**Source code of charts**
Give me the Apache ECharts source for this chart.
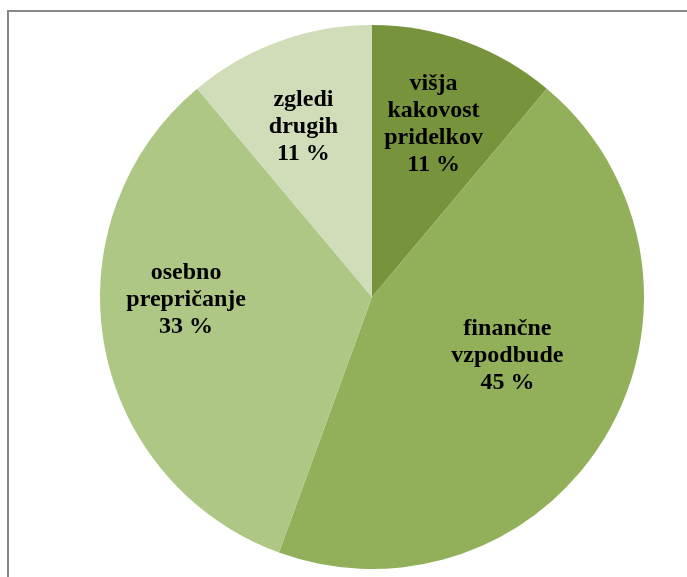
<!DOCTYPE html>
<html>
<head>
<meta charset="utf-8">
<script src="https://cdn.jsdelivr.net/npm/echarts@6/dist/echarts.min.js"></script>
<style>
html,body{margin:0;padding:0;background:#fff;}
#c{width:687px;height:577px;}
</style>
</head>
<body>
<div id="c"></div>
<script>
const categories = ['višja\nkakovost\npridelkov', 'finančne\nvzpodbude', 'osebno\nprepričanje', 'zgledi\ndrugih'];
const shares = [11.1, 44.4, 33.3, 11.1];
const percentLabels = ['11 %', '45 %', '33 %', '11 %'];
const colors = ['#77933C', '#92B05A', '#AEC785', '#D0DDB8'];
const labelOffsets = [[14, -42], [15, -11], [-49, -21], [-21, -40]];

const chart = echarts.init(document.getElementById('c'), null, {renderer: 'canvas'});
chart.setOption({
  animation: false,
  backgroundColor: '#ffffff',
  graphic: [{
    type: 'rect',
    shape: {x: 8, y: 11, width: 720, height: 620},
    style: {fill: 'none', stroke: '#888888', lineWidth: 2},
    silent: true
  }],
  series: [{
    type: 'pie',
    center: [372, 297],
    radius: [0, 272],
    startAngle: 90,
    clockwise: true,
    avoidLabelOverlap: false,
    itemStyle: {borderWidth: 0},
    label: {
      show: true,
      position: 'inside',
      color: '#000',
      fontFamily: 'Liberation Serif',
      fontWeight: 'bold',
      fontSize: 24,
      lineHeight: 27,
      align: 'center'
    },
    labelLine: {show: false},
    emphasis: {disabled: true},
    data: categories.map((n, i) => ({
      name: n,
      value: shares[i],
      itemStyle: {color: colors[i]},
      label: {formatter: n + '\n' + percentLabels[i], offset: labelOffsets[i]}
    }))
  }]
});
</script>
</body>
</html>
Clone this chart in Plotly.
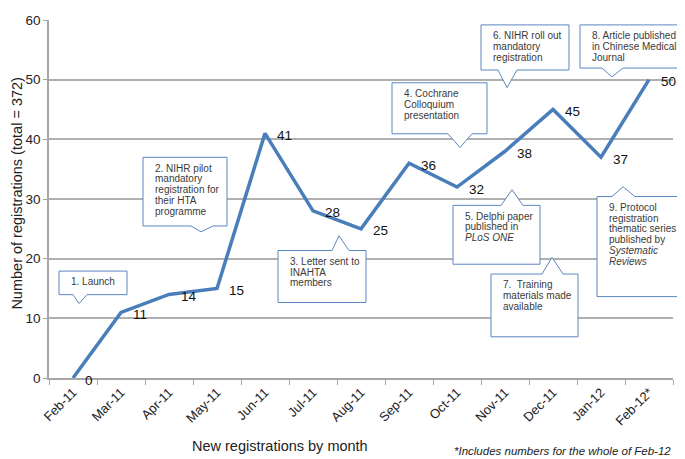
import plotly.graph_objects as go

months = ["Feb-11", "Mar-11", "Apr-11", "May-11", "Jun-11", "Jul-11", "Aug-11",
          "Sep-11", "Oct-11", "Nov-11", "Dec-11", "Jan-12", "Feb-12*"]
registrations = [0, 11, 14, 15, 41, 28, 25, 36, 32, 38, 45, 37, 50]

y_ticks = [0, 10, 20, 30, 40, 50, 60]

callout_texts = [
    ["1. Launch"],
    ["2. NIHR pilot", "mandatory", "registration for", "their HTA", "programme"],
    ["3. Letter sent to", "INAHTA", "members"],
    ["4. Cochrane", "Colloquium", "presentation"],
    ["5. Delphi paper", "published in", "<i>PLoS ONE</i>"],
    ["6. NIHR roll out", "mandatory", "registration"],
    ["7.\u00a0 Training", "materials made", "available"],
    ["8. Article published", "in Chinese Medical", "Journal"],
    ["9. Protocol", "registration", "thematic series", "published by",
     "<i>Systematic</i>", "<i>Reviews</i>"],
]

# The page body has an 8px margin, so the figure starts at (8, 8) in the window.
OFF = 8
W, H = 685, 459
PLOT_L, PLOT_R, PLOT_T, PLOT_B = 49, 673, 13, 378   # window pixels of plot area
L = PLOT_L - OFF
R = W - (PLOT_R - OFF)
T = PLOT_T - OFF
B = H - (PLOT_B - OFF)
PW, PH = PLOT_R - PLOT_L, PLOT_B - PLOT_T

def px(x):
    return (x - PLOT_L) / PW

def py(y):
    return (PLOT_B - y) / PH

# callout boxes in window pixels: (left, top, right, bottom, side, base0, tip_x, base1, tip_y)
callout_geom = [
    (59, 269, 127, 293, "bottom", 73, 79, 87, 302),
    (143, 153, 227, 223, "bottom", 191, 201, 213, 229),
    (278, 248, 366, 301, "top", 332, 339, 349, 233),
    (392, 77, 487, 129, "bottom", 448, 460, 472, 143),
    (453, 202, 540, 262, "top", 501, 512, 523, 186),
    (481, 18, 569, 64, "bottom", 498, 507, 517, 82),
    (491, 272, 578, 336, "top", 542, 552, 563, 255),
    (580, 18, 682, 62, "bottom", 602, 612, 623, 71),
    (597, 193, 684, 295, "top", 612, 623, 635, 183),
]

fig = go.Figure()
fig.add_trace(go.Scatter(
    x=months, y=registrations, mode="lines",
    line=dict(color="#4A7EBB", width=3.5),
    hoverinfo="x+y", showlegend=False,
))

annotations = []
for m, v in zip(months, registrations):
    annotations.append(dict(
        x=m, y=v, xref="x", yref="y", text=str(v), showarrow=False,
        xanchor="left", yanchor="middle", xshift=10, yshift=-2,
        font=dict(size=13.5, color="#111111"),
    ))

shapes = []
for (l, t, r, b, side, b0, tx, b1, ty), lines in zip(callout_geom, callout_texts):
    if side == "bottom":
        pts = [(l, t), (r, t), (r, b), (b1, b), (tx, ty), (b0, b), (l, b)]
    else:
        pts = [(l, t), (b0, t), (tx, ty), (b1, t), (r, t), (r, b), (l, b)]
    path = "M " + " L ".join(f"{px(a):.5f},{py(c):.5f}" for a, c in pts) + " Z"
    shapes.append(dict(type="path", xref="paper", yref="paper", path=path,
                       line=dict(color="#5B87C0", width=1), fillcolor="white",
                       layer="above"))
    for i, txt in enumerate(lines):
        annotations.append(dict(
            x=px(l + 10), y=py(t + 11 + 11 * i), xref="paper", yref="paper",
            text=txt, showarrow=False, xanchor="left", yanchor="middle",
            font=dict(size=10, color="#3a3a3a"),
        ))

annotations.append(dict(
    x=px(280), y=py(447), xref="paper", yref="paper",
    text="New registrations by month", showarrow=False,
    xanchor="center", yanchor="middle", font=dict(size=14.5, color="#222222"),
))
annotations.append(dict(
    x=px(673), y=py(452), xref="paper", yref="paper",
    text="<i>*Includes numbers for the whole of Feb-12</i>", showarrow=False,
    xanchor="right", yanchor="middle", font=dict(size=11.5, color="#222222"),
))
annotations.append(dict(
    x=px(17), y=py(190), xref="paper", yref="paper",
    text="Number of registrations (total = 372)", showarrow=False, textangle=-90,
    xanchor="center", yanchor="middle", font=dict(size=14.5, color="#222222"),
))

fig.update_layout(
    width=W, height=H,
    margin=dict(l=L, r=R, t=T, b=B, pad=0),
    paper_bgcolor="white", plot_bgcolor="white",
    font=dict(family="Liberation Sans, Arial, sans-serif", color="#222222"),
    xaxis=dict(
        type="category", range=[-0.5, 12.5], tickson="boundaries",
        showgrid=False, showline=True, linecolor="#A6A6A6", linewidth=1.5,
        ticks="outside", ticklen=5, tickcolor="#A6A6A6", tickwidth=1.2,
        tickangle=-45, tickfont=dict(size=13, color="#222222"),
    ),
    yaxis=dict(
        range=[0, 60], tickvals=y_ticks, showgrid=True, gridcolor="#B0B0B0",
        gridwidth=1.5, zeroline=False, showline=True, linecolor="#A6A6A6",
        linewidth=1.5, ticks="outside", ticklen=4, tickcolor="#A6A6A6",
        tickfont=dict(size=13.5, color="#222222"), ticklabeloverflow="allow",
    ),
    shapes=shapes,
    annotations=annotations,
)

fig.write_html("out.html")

**WRITTEN TASK**
From the material above, reproduce everything verbatim except the pictures.

**THE OUTPUT**
Give me the Apache ECharts source for this chart.
<!DOCTYPE html>
<html>
<head>
<meta charset="utf-8">
<script src="https://cdn.jsdelivr.net/npm/echarts@6/dist/echarts.min.js"></script>
<style>
html,body{margin:0;padding:0;background:#fff;}
#c{width:687px;height:577px;}
</style>
</head>
<body>
<div id="c"></div>
<script>
const categories = ['višja\nkakovost\npridelkov', 'finančne\nvzpodbude', 'osebno\nprepričanje', 'zgledi\ndrugih'];
const shares = [11.1, 44.4, 33.3, 11.1];
const percentLabels = ['11 %', '45 %', '33 %', '11 %'];
const colors = ['#77933C', '#92B05A', '#AEC785', '#D0DDB8'];
const labelOffsets = [[14, -42], [15, -11], [-49, -21], [-21, -40]];

const chart = echarts.init(document.getElementById('c'), null, {renderer: 'canvas'});
chart.setOption({
  animation: false,
  backgroundColor: '#ffffff',
  graphic: [{
    type: 'rect',
    shape: {x: 8, y: 11, width: 720, height: 620},
    style: {fill: 'none', stroke: '#888888', lineWidth: 2},
    silent: true
  }],
  series: [{
    type: 'pie',
    center: [372, 297],
    radius: [0, 272],
    startAngle: 90,
    clockwise: true,
    avoidLabelOverlap: false,
    itemStyle: {borderWidth: 0},
    label: {
      show: true,
      position: 'inside',
      color: '#000',
      fontFamily: 'Liberation Serif',
      fontWeight: 'bold',
      fontSize: 24,
      lineHeight: 27,
      align: 'center'
    },
    labelLine: {show: false},
    emphasis: {disabled: true},
    data: categories.map((n, i) => ({
      name: n,
      value: shares[i],
      itemStyle: {color: colors[i]},
      label: {formatter: n + '\n' + percentLabels[i], offset: labelOffsets[i]}
    }))
  }]
});
</script>
</body>
</html>
Clone this chart in Plotly.
import plotly.graph_objects as go

months = ["Feb-11", "Mar-11", "Apr-11", "May-11", "Jun-11", "Jul-11", "Aug-11",
          "Sep-11", "Oct-11", "Nov-11", "Dec-11", "Jan-12", "Feb-12*"]
registrations = [0, 11, 14, 15, 41, 28, 25, 36, 32, 38, 45, 37, 50]

y_ticks = [0, 10, 20, 30, 40, 50, 60]

callout_texts = [
    ["1. Launch"],
    ["2. NIHR pilot", "mandatory", "registration for", "their HTA", "programme"],
    ["3. Letter sent to", "INAHTA", "members"],
    ["4. Cochrane", "Colloquium", "presentation"],
    ["5. Delphi paper", "published in", "<i>PLoS ONE</i>"],
    ["6. NIHR roll out", "mandatory", "registration"],
    ["7.\u00a0 Training", "materials made", "available"],
    ["8. Article published", "in Chinese Medical", "Journal"],
    ["9. Protocol", "registration", "thematic series", "published by",
     "<i>Systematic</i>", "<i>Reviews</i>"],
]

# The page body has an 8px margin, so the figure starts at (8, 8) in the window.
OFF = 8
W, H = 685, 459
PLOT_L, PLOT_R, PLOT_T, PLOT_B = 49, 673, 13, 378   # window pixels of plot area
L = PLOT_L - OFF
R = W - (PLOT_R - OFF)
T = PLOT_T - OFF
B = H - (PLOT_B - OFF)
PW, PH = PLOT_R - PLOT_L, PLOT_B - PLOT_T

def px(x):
    return (x - PLOT_L) / PW

def py(y):
    return (PLOT_B - y) / PH

# callout boxes in window pixels: (left, top, right, bottom, side, base0, tip_x, base1, tip_y)
callout_geom = [
    (59, 269, 127, 293, "bottom", 73, 79, 87, 302),
    (143, 153, 227, 223, "bottom", 191, 201, 213, 229),
    (278, 248, 366, 301, "top", 332, 339, 349, 233),
    (392, 77, 487, 129, "bottom", 448, 460, 472, 143),
    (453, 202, 540, 262, "top", 501, 512, 523, 186),
    (481, 18, 569, 64, "bottom", 498, 507, 517, 82),
    (491, 272, 578, 336, "top", 542, 552, 563, 255),
    (580, 18, 682, 62, "bottom", 602, 612, 623, 71),
    (597, 193, 684, 295, "top", 612, 623, 635, 183),
]

fig = go.Figure()
fig.add_trace(go.Scatter(
    x=months, y=registrations, mode="lines",
    line=dict(color="#4A7EBB", width=3.5),
    hoverinfo="x+y", showlegend=False,
))

annotations = []
for m, v in zip(months, registrations):
    annotations.append(dict(
        x=m, y=v, xref="x", yref="y", text=str(v), showarrow=False,
        xanchor="left", yanchor="middle", xshift=10, yshift=-2,
        font=dict(size=13.5, color="#111111"),
    ))

shapes = []
for (l, t, r, b, side, b0, tx, b1, ty), lines in zip(callout_geom, callout_texts):
    if side == "bottom":
        pts = [(l, t), (r, t), (r, b), (b1, b), (tx, ty), (b0, b), (l, b)]
    else:
        pts = [(l, t), (b0, t), (tx, ty), (b1, t), (r, t), (r, b), (l, b)]
    path = "M " + " L ".join(f"{px(a):.5f},{py(c):.5f}" for a, c in pts) + " Z"
    shapes.append(dict(type="path", xref="paper", yref="paper", path=path,
                       line=dict(color="#5B87C0", width=1), fillcolor="white",
                       layer="above"))
    for i, txt in enumerate(lines):
        annotations.append(dict(
            x=px(l + 10), y=py(t + 11 + 11 * i), xref="paper", yref="paper",
            text=txt, showarrow=False, xanchor="left", yanchor="middle",
            font=dict(size=10, color="#3a3a3a"),
        ))

annotations.append(dict(
    x=px(280), y=py(447), xref="paper", yref="paper",
    text="New registrations by month", showarrow=False,
    xanchor="center", yanchor="middle", font=dict(size=14.5, color="#222222"),
))
annotations.append(dict(
    x=px(673), y=py(452), xref="paper", yref="paper",
    text="<i>*Includes numbers for the whole of Feb-12</i>", showarrow=False,
    xanchor="right", yanchor="middle", font=dict(size=11.5, color="#222222"),
))
annotations.append(dict(
    x=px(17), y=py(190), xref="paper", yref="paper",
    text="Number of registrations (total = 372)", showarrow=False, textangle=-90,
    xanchor="center", yanchor="middle", font=dict(size=14.5, color="#222222"),
))

fig.update_layout(
    width=W, height=H,
    margin=dict(l=L, r=R, t=T, b=B, pad=0),
    paper_bgcolor="white", plot_bgcolor="white",
    font=dict(family="Liberation Sans, Arial, sans-serif", color="#222222"),
    xaxis=dict(
        type="category", range=[-0.5, 12.5], tickson="boundaries",
        showgrid=False, showline=True, linecolor="#A6A6A6", linewidth=1.5,
        ticks="outside", ticklen=5, tickcolor="#A6A6A6", tickwidth=1.2,
        tickangle=-45, tickfont=dict(size=13, color="#222222"),
    ),
    yaxis=dict(
        range=[0, 60], tickvals=y_ticks, showgrid=True, gridcolor="#B0B0B0",
        gridwidth=1.5, zeroline=False, showline=True, linecolor="#A6A6A6",
        linewidth=1.5, ticks="outside", ticklen=4, tickcolor="#A6A6A6",
        tickfont=dict(size=13.5, color="#222222"), ticklabeloverflow="allow",
    ),
    shapes=shapes,
    annotations=annotations,
)

fig.write_html("out.html")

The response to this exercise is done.